# WORK TO BE COMPLETED
Looking at the listing beneath, work out how many lines hold "React" and report only that figure.

# INFORMATION SUPPLIED

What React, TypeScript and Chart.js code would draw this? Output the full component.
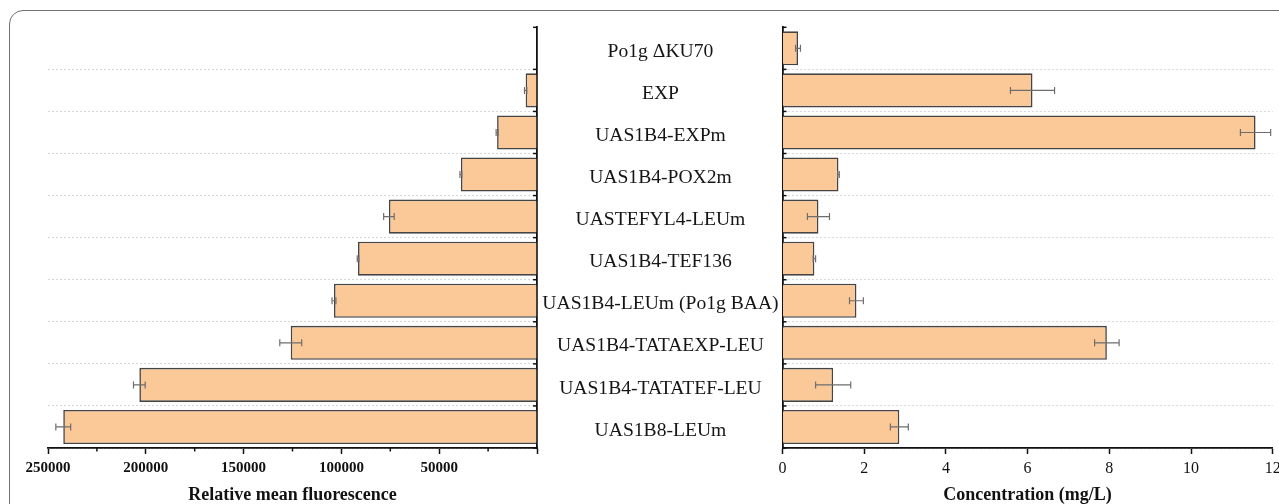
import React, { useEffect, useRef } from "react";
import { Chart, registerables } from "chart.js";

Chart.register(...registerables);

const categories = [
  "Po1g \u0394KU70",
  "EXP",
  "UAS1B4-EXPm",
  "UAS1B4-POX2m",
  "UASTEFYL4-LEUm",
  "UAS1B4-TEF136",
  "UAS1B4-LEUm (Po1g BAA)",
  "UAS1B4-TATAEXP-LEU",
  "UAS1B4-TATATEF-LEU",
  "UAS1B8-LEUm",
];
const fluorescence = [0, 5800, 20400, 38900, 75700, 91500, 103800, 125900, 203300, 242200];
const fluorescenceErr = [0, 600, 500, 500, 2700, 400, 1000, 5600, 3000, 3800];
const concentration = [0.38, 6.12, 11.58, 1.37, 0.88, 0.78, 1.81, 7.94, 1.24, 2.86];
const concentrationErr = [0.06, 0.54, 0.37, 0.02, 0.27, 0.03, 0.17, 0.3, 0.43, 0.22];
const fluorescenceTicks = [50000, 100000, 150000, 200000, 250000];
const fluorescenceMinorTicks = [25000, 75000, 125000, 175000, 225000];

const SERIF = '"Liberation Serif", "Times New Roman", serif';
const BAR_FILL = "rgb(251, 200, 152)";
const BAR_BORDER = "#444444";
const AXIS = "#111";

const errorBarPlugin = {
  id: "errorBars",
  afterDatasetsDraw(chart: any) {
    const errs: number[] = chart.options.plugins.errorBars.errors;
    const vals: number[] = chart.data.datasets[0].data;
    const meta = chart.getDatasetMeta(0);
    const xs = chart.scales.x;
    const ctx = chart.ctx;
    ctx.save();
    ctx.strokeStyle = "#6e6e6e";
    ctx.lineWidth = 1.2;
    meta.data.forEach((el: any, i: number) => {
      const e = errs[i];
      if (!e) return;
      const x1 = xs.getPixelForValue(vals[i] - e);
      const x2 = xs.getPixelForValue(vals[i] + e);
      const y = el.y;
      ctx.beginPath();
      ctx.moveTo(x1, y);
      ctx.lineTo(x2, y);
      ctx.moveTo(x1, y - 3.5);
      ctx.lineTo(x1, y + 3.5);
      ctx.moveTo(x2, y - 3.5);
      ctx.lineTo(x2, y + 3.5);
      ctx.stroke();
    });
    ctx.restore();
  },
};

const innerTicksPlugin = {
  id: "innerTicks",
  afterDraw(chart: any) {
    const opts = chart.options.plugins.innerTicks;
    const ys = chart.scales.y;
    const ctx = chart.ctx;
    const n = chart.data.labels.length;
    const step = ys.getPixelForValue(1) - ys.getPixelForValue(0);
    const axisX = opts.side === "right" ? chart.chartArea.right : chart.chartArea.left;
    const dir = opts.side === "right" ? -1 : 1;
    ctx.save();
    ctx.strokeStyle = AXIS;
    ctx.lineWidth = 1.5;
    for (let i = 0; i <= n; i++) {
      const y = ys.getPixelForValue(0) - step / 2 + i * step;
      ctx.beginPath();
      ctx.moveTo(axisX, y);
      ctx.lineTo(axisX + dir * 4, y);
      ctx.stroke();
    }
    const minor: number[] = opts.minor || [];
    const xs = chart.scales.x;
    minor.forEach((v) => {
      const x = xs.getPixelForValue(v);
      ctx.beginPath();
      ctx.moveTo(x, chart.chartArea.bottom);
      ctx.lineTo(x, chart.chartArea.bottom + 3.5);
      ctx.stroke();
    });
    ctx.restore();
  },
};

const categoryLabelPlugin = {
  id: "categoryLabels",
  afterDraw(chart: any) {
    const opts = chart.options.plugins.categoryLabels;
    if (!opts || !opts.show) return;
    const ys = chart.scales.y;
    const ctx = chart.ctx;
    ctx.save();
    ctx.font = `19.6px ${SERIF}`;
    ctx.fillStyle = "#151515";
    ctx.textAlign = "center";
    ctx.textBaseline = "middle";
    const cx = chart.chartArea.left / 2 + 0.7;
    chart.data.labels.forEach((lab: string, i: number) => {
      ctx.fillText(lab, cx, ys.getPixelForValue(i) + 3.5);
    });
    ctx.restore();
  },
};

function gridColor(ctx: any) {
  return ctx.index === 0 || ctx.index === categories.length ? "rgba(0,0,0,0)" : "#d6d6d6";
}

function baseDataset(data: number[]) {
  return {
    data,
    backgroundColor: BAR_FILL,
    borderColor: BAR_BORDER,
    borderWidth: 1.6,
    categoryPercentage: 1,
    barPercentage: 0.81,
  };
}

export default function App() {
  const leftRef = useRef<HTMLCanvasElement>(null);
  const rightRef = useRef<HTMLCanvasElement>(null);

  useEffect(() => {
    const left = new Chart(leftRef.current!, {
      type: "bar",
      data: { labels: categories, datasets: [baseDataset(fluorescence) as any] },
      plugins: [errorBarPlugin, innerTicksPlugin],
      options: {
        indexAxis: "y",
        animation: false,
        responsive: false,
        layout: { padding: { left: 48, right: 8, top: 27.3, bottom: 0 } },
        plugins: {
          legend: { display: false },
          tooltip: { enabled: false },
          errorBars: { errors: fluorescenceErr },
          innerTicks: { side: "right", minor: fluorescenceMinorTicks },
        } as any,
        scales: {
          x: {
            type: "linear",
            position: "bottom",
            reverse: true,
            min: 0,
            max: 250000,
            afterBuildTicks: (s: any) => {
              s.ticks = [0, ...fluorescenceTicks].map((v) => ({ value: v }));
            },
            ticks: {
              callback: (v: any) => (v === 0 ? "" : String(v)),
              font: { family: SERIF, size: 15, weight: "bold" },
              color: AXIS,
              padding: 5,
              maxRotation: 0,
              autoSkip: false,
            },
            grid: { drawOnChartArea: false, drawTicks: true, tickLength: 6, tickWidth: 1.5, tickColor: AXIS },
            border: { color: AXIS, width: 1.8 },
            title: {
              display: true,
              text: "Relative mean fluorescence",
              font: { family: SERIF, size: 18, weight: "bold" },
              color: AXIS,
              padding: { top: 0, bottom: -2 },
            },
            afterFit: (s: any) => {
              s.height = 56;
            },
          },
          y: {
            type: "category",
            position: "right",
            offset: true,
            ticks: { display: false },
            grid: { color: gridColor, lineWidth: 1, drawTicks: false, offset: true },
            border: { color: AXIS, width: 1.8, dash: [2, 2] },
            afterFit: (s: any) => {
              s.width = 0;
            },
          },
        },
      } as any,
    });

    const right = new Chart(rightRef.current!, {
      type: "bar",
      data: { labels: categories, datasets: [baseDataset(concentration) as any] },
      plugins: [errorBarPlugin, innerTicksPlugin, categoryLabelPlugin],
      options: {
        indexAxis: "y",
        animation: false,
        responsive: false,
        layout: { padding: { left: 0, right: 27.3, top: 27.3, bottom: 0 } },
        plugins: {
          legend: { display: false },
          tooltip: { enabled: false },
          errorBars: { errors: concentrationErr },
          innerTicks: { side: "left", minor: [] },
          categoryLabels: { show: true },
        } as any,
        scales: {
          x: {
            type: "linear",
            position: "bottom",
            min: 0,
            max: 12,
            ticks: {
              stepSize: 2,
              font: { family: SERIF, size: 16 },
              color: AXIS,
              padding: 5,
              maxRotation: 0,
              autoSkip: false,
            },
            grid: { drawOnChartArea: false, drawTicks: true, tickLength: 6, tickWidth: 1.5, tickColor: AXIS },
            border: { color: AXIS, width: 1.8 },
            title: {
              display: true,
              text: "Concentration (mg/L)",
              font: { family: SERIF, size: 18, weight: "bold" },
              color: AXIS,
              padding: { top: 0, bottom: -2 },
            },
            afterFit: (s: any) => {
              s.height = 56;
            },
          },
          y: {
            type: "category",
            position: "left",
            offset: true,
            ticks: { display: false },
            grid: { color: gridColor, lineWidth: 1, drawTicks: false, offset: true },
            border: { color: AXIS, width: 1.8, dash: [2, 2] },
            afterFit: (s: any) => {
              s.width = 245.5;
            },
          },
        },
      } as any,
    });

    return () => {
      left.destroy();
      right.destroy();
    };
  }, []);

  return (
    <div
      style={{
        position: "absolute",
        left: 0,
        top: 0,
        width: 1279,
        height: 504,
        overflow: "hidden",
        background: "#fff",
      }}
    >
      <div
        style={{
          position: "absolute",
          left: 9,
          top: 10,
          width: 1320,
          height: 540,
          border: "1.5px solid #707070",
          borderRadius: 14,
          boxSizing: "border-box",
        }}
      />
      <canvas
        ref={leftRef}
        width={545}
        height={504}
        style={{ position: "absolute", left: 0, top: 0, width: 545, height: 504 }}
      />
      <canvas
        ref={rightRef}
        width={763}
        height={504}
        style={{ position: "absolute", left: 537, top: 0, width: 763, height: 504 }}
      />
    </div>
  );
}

# FINISHED TASK
2